# Recorded data
------------

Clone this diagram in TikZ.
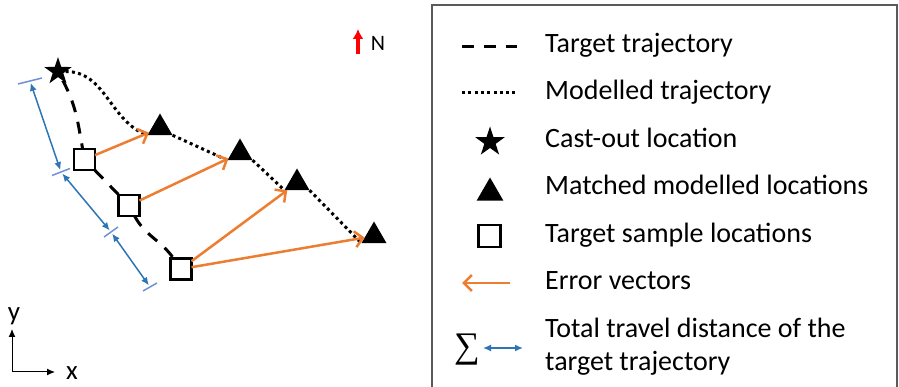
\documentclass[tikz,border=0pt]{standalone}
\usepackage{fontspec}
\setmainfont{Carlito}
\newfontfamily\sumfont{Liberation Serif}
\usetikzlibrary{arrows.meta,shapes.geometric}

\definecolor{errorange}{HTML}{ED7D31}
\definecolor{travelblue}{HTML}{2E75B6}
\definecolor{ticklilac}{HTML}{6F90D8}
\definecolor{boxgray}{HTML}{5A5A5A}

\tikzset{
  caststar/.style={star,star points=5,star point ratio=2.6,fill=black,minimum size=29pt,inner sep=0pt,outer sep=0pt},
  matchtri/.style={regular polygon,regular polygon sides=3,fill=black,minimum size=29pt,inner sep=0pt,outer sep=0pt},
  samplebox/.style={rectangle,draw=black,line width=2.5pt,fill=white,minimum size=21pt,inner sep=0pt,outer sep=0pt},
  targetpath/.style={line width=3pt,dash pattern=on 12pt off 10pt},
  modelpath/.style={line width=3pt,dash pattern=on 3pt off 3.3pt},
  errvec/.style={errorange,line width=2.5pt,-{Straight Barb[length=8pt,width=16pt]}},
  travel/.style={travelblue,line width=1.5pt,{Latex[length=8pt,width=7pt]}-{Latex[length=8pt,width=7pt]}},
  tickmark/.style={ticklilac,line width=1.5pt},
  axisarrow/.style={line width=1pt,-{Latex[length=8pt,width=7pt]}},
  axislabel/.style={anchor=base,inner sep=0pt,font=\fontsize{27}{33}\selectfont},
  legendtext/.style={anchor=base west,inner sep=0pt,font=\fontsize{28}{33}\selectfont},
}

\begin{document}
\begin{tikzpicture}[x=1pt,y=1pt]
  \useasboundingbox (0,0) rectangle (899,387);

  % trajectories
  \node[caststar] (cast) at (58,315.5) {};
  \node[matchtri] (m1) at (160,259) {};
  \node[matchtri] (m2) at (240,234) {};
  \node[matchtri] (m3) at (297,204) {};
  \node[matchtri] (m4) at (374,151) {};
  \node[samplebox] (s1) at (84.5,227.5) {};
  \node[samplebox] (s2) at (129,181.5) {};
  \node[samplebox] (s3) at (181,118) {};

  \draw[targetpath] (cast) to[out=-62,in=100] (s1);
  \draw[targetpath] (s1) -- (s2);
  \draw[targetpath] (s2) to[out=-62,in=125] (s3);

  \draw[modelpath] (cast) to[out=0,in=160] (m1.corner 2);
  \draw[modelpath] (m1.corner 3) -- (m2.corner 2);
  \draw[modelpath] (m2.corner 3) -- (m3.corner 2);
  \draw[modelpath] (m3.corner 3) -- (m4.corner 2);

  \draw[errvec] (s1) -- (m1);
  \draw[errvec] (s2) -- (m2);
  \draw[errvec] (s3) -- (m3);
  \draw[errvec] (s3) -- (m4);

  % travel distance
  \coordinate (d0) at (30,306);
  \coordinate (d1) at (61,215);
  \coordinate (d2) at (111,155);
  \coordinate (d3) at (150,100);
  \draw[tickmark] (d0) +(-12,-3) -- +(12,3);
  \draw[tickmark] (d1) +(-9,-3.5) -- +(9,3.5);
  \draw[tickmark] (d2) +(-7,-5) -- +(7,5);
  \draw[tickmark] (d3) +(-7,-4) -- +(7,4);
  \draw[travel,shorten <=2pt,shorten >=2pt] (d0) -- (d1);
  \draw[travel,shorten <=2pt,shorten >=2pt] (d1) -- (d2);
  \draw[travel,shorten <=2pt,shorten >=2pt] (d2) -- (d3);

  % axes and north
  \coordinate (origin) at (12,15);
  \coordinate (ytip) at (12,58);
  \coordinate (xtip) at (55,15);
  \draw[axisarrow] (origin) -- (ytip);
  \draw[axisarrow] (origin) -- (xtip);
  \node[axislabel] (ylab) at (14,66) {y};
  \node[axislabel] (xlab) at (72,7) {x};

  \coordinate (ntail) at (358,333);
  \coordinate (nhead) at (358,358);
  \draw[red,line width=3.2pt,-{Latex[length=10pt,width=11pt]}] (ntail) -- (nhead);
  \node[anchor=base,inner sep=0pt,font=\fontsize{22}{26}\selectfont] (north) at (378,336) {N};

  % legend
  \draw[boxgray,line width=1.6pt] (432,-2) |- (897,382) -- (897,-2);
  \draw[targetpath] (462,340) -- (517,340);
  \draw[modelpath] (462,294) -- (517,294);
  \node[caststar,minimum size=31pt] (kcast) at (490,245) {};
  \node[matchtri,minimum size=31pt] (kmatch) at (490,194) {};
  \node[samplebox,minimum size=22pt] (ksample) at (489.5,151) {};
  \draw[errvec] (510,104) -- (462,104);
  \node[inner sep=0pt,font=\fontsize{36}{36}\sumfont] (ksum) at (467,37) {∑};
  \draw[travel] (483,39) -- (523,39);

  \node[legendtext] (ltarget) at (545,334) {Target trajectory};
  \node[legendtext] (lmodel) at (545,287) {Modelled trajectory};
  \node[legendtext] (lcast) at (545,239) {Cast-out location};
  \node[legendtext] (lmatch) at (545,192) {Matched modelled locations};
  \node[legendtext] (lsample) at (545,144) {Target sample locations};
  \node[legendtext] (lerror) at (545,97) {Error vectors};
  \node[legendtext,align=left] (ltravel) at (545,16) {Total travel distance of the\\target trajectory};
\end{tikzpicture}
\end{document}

------------

# What the task asks
Return the whole listing, word for word, and leave out every picture.

# Task output
Clone this diagram in TikZ.
\documentclass[tikz,border=0pt]{standalone}
\usepackage{fontspec}
\setmainfont{Carlito}
\newfontfamily\sumfont{Liberation Serif}
\usetikzlibrary{arrows.meta,shapes.geometric}

\definecolor{errorange}{HTML}{ED7D31}
\definecolor{travelblue}{HTML}{2E75B6}
\definecolor{ticklilac}{HTML}{6F90D8}
\definecolor{boxgray}{HTML}{5A5A5A}

\tikzset{
  caststar/.style={star,star points=5,star point ratio=2.6,fill=black,minimum size=29pt,inner sep=0pt,outer sep=0pt},
  matchtri/.style={regular polygon,regular polygon sides=3,fill=black,minimum size=29pt,inner sep=0pt,outer sep=0pt},
  samplebox/.style={rectangle,draw=black,line width=2.5pt,fill=white,minimum size=21pt,inner sep=0pt,outer sep=0pt},
  targetpath/.style={line width=3pt,dash pattern=on 12pt off 10pt},
  modelpath/.style={line width=3pt,dash pattern=on 3pt off 3.3pt},
  errvec/.style={errorange,line width=2.5pt,-{Straight Barb[length=8pt,width=16pt]}},
  travel/.style={travelblue,line width=1.5pt,{Latex[length=8pt,width=7pt]}-{Latex[length=8pt,width=7pt]}},
  tickmark/.style={ticklilac,line width=1.5pt},
  axisarrow/.style={line width=1pt,-{Latex[length=8pt,width=7pt]}},
  axislabel/.style={anchor=base,inner sep=0pt,font=\fontsize{27}{33}\selectfont},
  legendtext/.style={anchor=base west,inner sep=0pt,font=\fontsize{28}{33}\selectfont},
}

\begin{document}
\begin{tikzpicture}[x=1pt,y=1pt]
  \useasboundingbox (0,0) rectangle (899,387);

  % trajectories
  \node[caststar] (cast) at (58,315.5) {};
  \node[matchtri] (m1) at (160,259) {};
  \node[matchtri] (m2) at (240,234) {};
  \node[matchtri] (m3) at (297,204) {};
  \node[matchtri] (m4) at (374,151) {};
  \node[samplebox] (s1) at (84.5,227.5) {};
  \node[samplebox] (s2) at (129,181.5) {};
  \node[samplebox] (s3) at (181,118) {};

  \draw[targetpath] (cast) to[out=-62,in=100] (s1);
  \draw[targetpath] (s1) -- (s2);
  \draw[targetpath] (s2) to[out=-62,in=125] (s3);

  \draw[modelpath] (cast) to[out=0,in=160] (m1.corner 2);
  \draw[modelpath] (m1.corner 3) -- (m2.corner 2);
  \draw[modelpath] (m2.corner 3) -- (m3.corner 2);
  \draw[modelpath] (m3.corner 3) -- (m4.corner 2);

  \draw[errvec] (s1) -- (m1);
  \draw[errvec] (s2) -- (m2);
  \draw[errvec] (s3) -- (m3);
  \draw[errvec] (s3) -- (m4);

  % travel distance
  \coordinate (d0) at (30,306);
  \coordinate (d1) at (61,215);
  \coordinate (d2) at (111,155);
  \coordinate (d3) at (150,100);
  \draw[tickmark] (d0) +(-12,-3) -- +(12,3);
  \draw[tickmark] (d1) +(-9,-3.5) -- +(9,3.5);
  \draw[tickmark] (d2) +(-7,-5) -- +(7,5);
  \draw[tickmark] (d3) +(-7,-4) -- +(7,4);
  \draw[travel,shorten <=2pt,shorten >=2pt] (d0) -- (d1);
  \draw[travel,shorten <=2pt,shorten >=2pt] (d1) -- (d2);
  \draw[travel,shorten <=2pt,shorten >=2pt] (d2) -- (d3);

  % axes and north
  \coordinate (origin) at (12,15);
  \coordinate (ytip) at (12,58);
  \coordinate (xtip) at (55,15);
  \draw[axisarrow] (origin) -- (ytip);
  \draw[axisarrow] (origin) -- (xtip);
  \node[axislabel] (ylab) at (14,66) {y};
  \node[axislabel] (xlab) at (72,7) {x};

  \coordinate (ntail) at (358,333);
  \coordinate (nhead) at (358,358);
  \draw[red,line width=3.2pt,-{Latex[length=10pt,width=11pt]}] (ntail) -- (nhead);
  \node[anchor=base,inner sep=0pt,font=\fontsize{22}{26}\selectfont] (north) at (378,336) {N};

  % legend
  \draw[boxgray,line width=1.6pt] (432,-2) |- (897,382) -- (897,-2);
  \draw[targetpath] (462,340) -- (517,340);
  \draw[modelpath] (462,294) -- (517,294);
  \node[caststar,minimum size=31pt] (kcast) at (490,245) {};
  \node[matchtri,minimum size=31pt] (kmatch) at (490,194) {};
  \node[samplebox,minimum size=22pt] (ksample) at (489.5,151) {};
  \draw[errvec] (510,104) -- (462,104);
  \node[inner sep=0pt,font=\fontsize{36}{36}\sumfont] (ksum) at (467,37) {∑};
  \draw[travel] (483,39) -- (523,39);

  \node[legendtext] (ltarget) at (545,334) {Target trajectory};
  \node[legendtext] (lmodel) at (545,287) {Modelled trajectory};
  \node[legendtext] (lcast) at (545,239) {Cast-out location};
  \node[legendtext] (lmatch) at (545,192) {Matched modelled locations};
  \node[legendtext] (lsample) at (545,144) {Target sample locations};
  \node[legendtext] (lerror) at (545,97) {Error vectors};
  \node[legendtext,align=left] (ltravel) at (545,16) {Total travel distance of the\\target trajectory};
\end{tikzpicture}
\end{document}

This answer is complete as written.